**WHAT YOU SHOULD DO**
Retype every line from the start of the data down to and including the line with "plt.rcParams['mathtext.default'] = 'regular'". Skip the pictures.

**DATA BLOCK**

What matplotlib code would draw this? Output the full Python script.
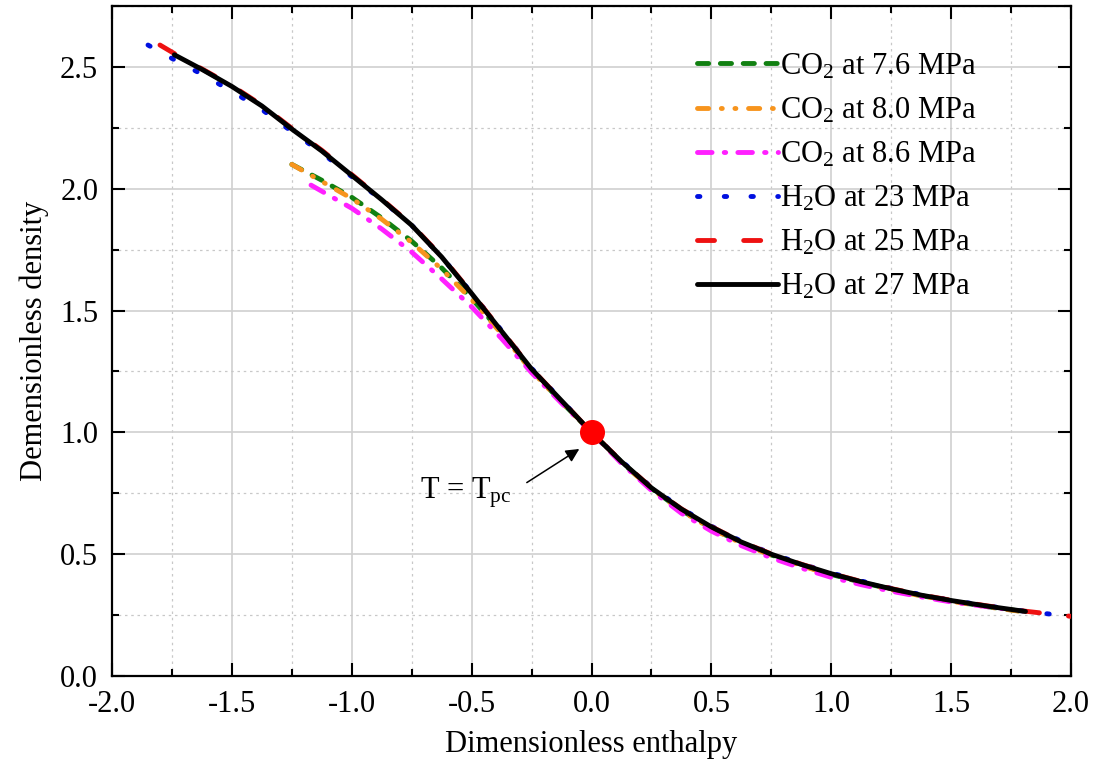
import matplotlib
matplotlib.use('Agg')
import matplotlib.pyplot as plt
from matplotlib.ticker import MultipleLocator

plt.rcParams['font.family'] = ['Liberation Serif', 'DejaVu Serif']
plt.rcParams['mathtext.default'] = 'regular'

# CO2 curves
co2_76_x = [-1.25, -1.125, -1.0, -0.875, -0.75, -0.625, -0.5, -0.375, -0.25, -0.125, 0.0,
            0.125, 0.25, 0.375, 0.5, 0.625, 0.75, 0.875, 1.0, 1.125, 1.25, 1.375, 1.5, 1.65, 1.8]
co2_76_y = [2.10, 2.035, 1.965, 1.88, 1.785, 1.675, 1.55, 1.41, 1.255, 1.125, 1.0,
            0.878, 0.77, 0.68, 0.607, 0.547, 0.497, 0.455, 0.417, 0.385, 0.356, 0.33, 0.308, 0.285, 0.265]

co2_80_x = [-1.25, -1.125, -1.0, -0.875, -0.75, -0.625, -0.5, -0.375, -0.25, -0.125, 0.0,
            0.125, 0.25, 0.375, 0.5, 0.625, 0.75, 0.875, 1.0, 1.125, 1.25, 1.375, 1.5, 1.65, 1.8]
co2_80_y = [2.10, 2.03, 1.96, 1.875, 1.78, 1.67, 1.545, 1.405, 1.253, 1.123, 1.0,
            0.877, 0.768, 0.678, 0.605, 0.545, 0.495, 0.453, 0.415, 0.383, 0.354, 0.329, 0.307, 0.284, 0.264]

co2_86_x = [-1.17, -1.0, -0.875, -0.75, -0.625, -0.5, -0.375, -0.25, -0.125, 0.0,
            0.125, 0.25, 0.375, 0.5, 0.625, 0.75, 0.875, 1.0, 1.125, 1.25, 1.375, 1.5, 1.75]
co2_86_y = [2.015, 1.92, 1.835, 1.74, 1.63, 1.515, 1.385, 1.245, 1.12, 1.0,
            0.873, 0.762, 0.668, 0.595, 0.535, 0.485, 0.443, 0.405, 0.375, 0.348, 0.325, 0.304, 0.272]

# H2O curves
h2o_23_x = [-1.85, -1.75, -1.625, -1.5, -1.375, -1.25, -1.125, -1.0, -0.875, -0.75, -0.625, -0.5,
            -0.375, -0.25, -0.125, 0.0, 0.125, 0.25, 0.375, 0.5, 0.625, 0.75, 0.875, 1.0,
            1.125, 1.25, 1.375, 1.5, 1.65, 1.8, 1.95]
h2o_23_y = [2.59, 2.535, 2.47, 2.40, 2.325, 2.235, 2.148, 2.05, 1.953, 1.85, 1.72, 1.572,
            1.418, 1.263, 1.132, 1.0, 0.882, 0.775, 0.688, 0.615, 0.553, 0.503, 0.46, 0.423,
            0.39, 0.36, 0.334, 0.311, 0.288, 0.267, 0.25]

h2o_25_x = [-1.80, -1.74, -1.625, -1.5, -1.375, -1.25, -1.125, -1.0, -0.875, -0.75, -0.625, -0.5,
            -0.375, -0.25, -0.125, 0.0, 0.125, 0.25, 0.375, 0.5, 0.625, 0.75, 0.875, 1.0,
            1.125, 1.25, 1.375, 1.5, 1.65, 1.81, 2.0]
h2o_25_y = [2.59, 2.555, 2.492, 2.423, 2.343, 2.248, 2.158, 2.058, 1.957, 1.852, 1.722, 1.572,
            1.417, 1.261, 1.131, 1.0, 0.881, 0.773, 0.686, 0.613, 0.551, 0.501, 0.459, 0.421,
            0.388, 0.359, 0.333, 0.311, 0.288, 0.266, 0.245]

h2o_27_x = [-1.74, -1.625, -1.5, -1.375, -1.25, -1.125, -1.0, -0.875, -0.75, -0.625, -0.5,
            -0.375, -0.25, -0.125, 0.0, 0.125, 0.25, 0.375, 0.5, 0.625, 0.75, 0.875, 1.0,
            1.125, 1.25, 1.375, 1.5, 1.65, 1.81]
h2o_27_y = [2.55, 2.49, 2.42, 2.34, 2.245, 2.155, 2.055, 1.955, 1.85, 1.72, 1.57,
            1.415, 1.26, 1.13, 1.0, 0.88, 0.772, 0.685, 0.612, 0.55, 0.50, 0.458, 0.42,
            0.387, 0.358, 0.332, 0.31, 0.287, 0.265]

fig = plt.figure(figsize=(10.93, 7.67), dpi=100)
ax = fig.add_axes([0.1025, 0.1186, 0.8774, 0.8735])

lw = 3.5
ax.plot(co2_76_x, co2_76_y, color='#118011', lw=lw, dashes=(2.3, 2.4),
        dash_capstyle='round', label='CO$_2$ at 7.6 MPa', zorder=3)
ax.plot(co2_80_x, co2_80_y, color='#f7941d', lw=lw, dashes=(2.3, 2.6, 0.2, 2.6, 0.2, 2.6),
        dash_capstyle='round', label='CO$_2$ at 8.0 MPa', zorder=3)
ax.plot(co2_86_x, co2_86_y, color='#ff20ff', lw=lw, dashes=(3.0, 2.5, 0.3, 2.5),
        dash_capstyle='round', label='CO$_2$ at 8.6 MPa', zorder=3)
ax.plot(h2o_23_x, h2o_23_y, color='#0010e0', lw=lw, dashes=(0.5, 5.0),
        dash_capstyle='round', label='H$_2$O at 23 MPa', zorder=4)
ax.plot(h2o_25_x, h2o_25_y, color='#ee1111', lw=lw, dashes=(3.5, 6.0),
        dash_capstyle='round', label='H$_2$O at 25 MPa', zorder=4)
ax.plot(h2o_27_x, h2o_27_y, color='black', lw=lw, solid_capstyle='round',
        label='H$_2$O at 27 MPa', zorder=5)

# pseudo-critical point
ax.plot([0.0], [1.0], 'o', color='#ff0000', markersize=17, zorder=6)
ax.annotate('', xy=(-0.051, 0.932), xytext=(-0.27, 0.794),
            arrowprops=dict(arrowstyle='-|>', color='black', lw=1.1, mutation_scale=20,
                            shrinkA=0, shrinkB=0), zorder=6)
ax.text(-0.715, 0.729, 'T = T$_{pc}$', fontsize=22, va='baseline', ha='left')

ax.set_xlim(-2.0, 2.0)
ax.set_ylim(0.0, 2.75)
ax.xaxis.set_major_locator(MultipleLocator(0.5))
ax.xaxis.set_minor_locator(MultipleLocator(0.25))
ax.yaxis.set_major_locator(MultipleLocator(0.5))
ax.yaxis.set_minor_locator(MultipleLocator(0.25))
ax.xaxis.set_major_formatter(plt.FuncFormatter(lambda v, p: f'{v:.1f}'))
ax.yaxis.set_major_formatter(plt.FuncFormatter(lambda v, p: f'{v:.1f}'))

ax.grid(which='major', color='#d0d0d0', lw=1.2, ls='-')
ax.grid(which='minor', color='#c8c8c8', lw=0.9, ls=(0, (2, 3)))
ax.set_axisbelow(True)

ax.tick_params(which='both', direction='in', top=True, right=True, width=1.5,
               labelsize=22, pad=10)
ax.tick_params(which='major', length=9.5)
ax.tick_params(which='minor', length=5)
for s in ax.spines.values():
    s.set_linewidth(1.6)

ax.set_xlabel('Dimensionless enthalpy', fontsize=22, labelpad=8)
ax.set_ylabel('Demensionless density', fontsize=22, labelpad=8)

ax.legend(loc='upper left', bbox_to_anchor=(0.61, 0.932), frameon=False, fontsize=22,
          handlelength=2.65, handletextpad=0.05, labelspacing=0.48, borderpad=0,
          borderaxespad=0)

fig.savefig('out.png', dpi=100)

**RESULT FOR THIS EXERCISE**
What matplotlib code would draw this? Output the full Python script.
import matplotlib
matplotlib.use('Agg')
import matplotlib.pyplot as plt
from matplotlib.ticker import MultipleLocator

plt.rcParams['font.family'] = ['Liberation Serif', 'DejaVu Serif']
plt.rcParams['mathtext.default'] = 'regular'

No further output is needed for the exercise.